Kant points to the reason why explanations in terms of purpose are dubious in natural science: They disclose nothing about the origination and the inner possibility of the natural forms -- "ueber dass Entstehen und innere Moeglichkeit dieser Formen gar keinen Aufschluss giebt" -- about which theoretical science is concerned. So teleology can not belong to natural science either. Has teleology thus no home? 
As it turns out, teleology does not concern doctrine but Kritik. It concerns "zwar eines besonderen Erkenntnissvermoegens, namlich die Urteilskraft." Teleology concerns the a priori, and thus, can accordingly be regulative of our thinking in the sciences, a regulative thinking that is largely negative. After all, we cannot specify final causes as theoretical objects in our mature scientific theory. However, purposefulness must, in a sense, form the context within which the text of mature naturalistic mechanistic scientific theorizing operates. 
We must remember for the mature Kant, teleological and mechanistic reasoning is grounded in the same thing: the Supersensible. This quote from Section 78 makes all of this quite clear: 
Nun ist aber das gemeinschaftliche Prinzip der mechanischen einerseits und der teleologischen Ableiten andrerseits das Übersinnliche, welches wir der Natur als Phänomen unterlegen müssen.
The Supersensible mediately accessible through the pure and empirical concepts of the understanding in the First Critique, and immediately encountered in the determinations of freedom in the Second Critique, is both "an und fuer sich" through the reflective judgments of the Third Critique. (Or one might so interpret it.) 
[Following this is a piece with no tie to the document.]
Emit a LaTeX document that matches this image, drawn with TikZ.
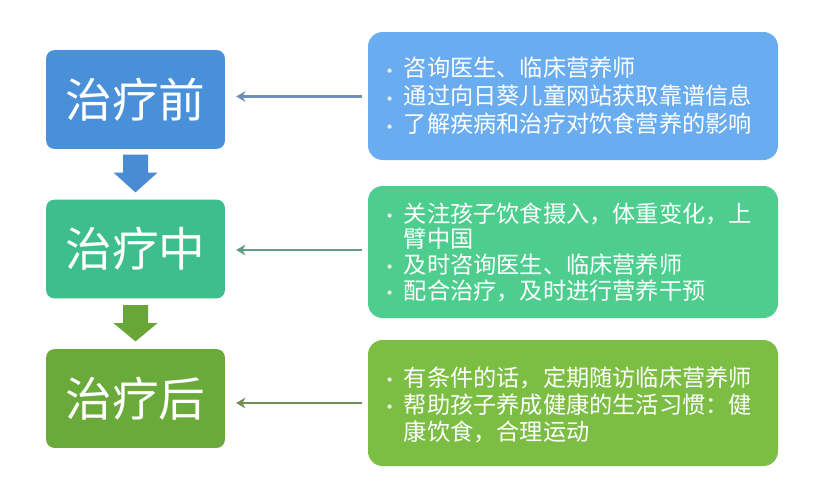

But were there a principle that dealt not with the simple material denizens of the res extensa nor the simple mental reality of the res cogitans, but with that neutral monistic reality from which both emerge, would it not after all demand a new "Erkenntnisvermoegens," one which drives toward that way that Heidegger would later evoke as a "thinking which is a thanking?" 
At the Institute of Lutheran Theology, we try to think about things, and we try to think about our thinking of things. Without reverence in the face of the Supersensible, gods become ultimately engineered by, and thus, possessed by the thinker. But Kant, who loved autonomy, nevertheless understood that thinking responds to what is deeper. It can never possess that Abgrund over which it has been fashioned to think. To think that it does is, of course, the ground of idolatry, superstition and ultimately blasphemy. Kant was, of course, a staunch enemy of all of these.